To do cherry picks with this structure the modified lines are presented with their updated generation counts. Note that sometimes these lines are dependent on other lines which aren’t updated. Those should be presented with generation count zero, so they’re enforcing position but their state is always deferred to the other side of a merge. Note that although cherry picks are explicit and can handle just about any historical ordering they don’t reference the history themselves.

There’s an interesting question of what order new lines should go in relative to lines which were previously deleted in the same location. The simple heuristic ‘new lines always go first’ may work fine but I haven’t thought through what edge cases there might be.

What form of lexical order should be used for tiebreaks probably doesn’t matter much but there may be some reason why it’s a good idea for empty lines to specifically go first or last.

If you’re presenting a conflict and have, for example, lines which are in the order 1234 and one side contains 13 and the other 24 rather than blow up the order by presenting that conflict as a simple two way one it’s probably better to present it as a conflict between 1 and 2 followed by a conflict between 3 and 4. If there’s a conflict between 13 and 2 that can be presented as a conflict between 1 and 2 followed by a conflict between 3 and nothing.

Although this supports cherry picking very well it requires explicit specification of what the cherry picks are to work properly. You can and should make it so that if the exact same patches are made in the exact same order then they’ll clean merge but if any sort of squashing is done differently on one side all bets are off. It appears that implicit cherry-picking is a fundamentally busted concept, similar to how implicit undo is a fundamentally busted concept. That said, we now have explicit local undo which works very well! To use it, make a local undo, then a create a redo which increments the generation counts to undo the undo, and apply that redo to the main branch. This is remarkably straightforward given the amount of flailing which has gone into figuring out methods of supporting it.

Another thing this doesn’t support is moves within files.

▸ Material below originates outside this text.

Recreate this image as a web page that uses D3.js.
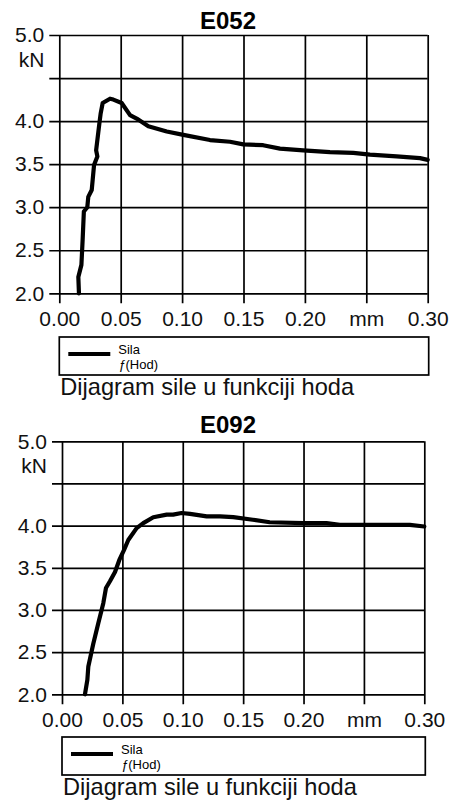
<!DOCTYPE html>
<html>
<head>
<meta charset="utf-8">
<script src="https://cdn.jsdelivr.net/npm/d3@7"></script>
<style>
  body { margin: 0; background: #fff; }
  svg { display: block; font-family: "Liberation Sans", Arial, sans-serif; }
</style>
</head>
<body>
<svg width="455" height="800"></svg>
<script>
// tick values and labels (shared by both diagrams)
var xTicks = [0, 0.05, 0.10, 0.15, 0.20, 0.25, 0.30];
var xTickLabels = ["0.00", "0.05", "0.10", "0.15", "0.20", "mm", "0.30"];
var yTicks = [2.0, 2.5, 3.0, 3.5, 4.0, 4.5, 5.0];
var yTickLabels = ["2.0", "2.5", "3.0", "3.5", "4.0", "", "5.0"];

// E052: Hod (mm) / Sila (kN)
var e052Hod = [0.016, 0.0155, 0.018, 0.019, 0.020, 0.0228, 0.0236, 0.0264, 0.0272, 0.0283,
  0.031, 0.030, 0.0326, 0.0337, 0.0353, 0.0413, 0.044, 0.0508, 0.0576, 0.063,
  0.0725, 0.0875, 0.101, 0.1227, 0.139, 0.1498, 0.166, 0.1797, 0.1987, 0.2204,
  0.2394, 0.253, 0.2747, 0.2937, 0.30];
var e052Sila = [2.0, 2.19, 2.33, 2.62, 2.95, 3.0, 3.12, 3.2, 3.32, 3.49,
  3.59, 3.66, 3.97, 4.09, 4.21, 4.26, 4.25, 4.21, 4.07, 4.03,
  3.94, 3.88, 3.84, 3.78, 3.76, 3.73, 3.72, 3.68, 3.66, 3.64,
  3.63, 3.61, 3.59, 3.57, 3.55];

// E092
var e092Hod = [0.019, 0.021, 0.0218, 0.0259, 0.030, 0.0342, 0.0364, 0.0397, 0.0439, 0.0474,
  0.0513, 0.0549, 0.0618, 0.0673, 0.0756, 0.0867, 0.092, 0.099, 0.106, 0.1198,
  0.1308, 0.1418, 0.158, 0.172, 0.2, 0.219, 0.230, 0.255, 0.288, 0.30];
var e092Sila = [2.0, 2.17, 2.33, 2.60, 2.84, 3.08, 3.26, 3.34, 3.45, 3.59,
  3.71, 3.83, 3.97, 4.03, 4.10, 4.13, 4.13, 4.15, 4.14, 4.11,
  4.11, 4.10, 4.07, 4.04, 4.03, 4.03, 4.01, 4.01, 4.01, 3.99];

var svg = d3.select("svg");

function drawChart(c) {
  var data = c.hod.map(function(h, i) { return [h, c.sila[i]]; });

  var x = d3.scaleLinear().domain([0, 0.30]).range([c.left, c.right]);
  var y = d3.scaleLinear().domain([2.0, 5.0]).range([c.bottom, c.top]);
  var w = c.right - c.left, h = c.bottom - c.top;

  // title
  svg.append("text")
      .attr("x", 228).attr("y", c.titleY)
      .attr("text-anchor", "middle")
      .style("font-size", "24px").style("font-weight", "bold")
      .text(c.title);

  // y axis + horizontal grid
  var gy = svg.append("g")
      .attr("transform", "translate(" + c.left + ",0)")
      .call(d3.axisLeft(y).tickValues(yTicks).tickSize(10).tickPadding(5)
        .tickFormat(function(d, i) { return yTickLabels[i]; }));
  gy.select(".domain").remove();
  gy.selectAll("line").attr("x2", -10).attr("x1", w)
      .attr("stroke", "#000").attr("stroke-width", 1.7);
  gy.selectAll("text").style("font-size", "21px").attr("fill", "#111");

  // x axis + vertical grid
  var gx = svg.append("g")
      .attr("transform", "translate(0," + c.bottom + ")")
      .call(d3.axisBottom(x).tickValues(xTicks).tickSize(10).tickPadding(8)
        .tickFormat(function(d, i) { return xTickLabels[i]; }));
  gx.select(".domain").remove();
  gx.selectAll("line").attr("y1", -h).attr("y2", 10)
      .attr("stroke", "#000").attr("stroke-width", 1.7);
  gx.selectAll("text").style("font-size", "21px").attr("fill", "#111");

  // unit under top label
  svg.append("text")
      .attr("x", c.left - 15).attr("y", c.top + 32)
      .attr("text-anchor", "end")
      .style("font-size", "21px").attr("fill", "#111")
      .text("kN");

  // curve
  svg.append("path")
      .datum(data)
      .attr("fill", "none")
      .attr("stroke", "#000")
      .attr("stroke-width", 4.2)
      .attr("stroke-linejoin", "round")
      .attr("stroke-linecap", "round")
      .attr("d", d3.line().x(function(d) { return x(d[0]); }).y(function(d) { return y(d[1]); }));

  // legend
  var lg = svg.append("g").attr("transform", "translate(" + c.left + "," + c.legendY + ")");
  lg.append("rect")
      .attr("x", 0).attr("y", 0)
      .attr("width", c.right - c.left + 1).attr("height", 38)
      .attr("fill", "#fff").attr("stroke", "#000").attr("stroke-width", 1.7);
  lg.append("line")
      .attr("x1", 9).attr("x2", 51).attr("y1", 17).attr("y2", 17)
      .attr("stroke", "#000").attr("stroke-width", 4);
  lg.append("text").attr("x", 59).attr("y", 17)
      .style("font-size", "13px").text("Sila");
  var t2 = lg.append("text").attr("x", 59).attr("y", 32).style("font-size", "13px");
  t2.append("tspan").style("font-style", "italic").text("ƒ");
  t2.append("tspan").text("(Hod)");

  svg.append("text")
      .attr("x", c.left + 1).attr("y", c.captionY)
      .style("font-size", "23.6px").attr("fill", "#111")
      .text("Dijagram sile u funkciji hoda");
}

drawChart({ title: "E052", hod: e052Hod, sila: e052Sila,
  left: 59.3, right: 427.7, top: 35, bottom: 293.3,
  titleY: 29, legendY: 337, captionY: 395 });

drawChart({ title: "E092", hod: e092Hod, sila: e092Sila,
  left: 62, right: 424.3, top: 441.3, bottom: 694.3,
  titleY: 433, legendY: 737, captionY: 795 });
</script>
</body>
</html>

It may be that implicit moves within files is a fundamentally busted concept because cleanly applying a change to a similar looking but actually different function is much more of a disaster than having an unnecessary conflict. Maybe there’s a way of supporting explicit moves within files, but that would be a big extension to the underlying data structure and a lot of complicated UX for very limited functionality gained.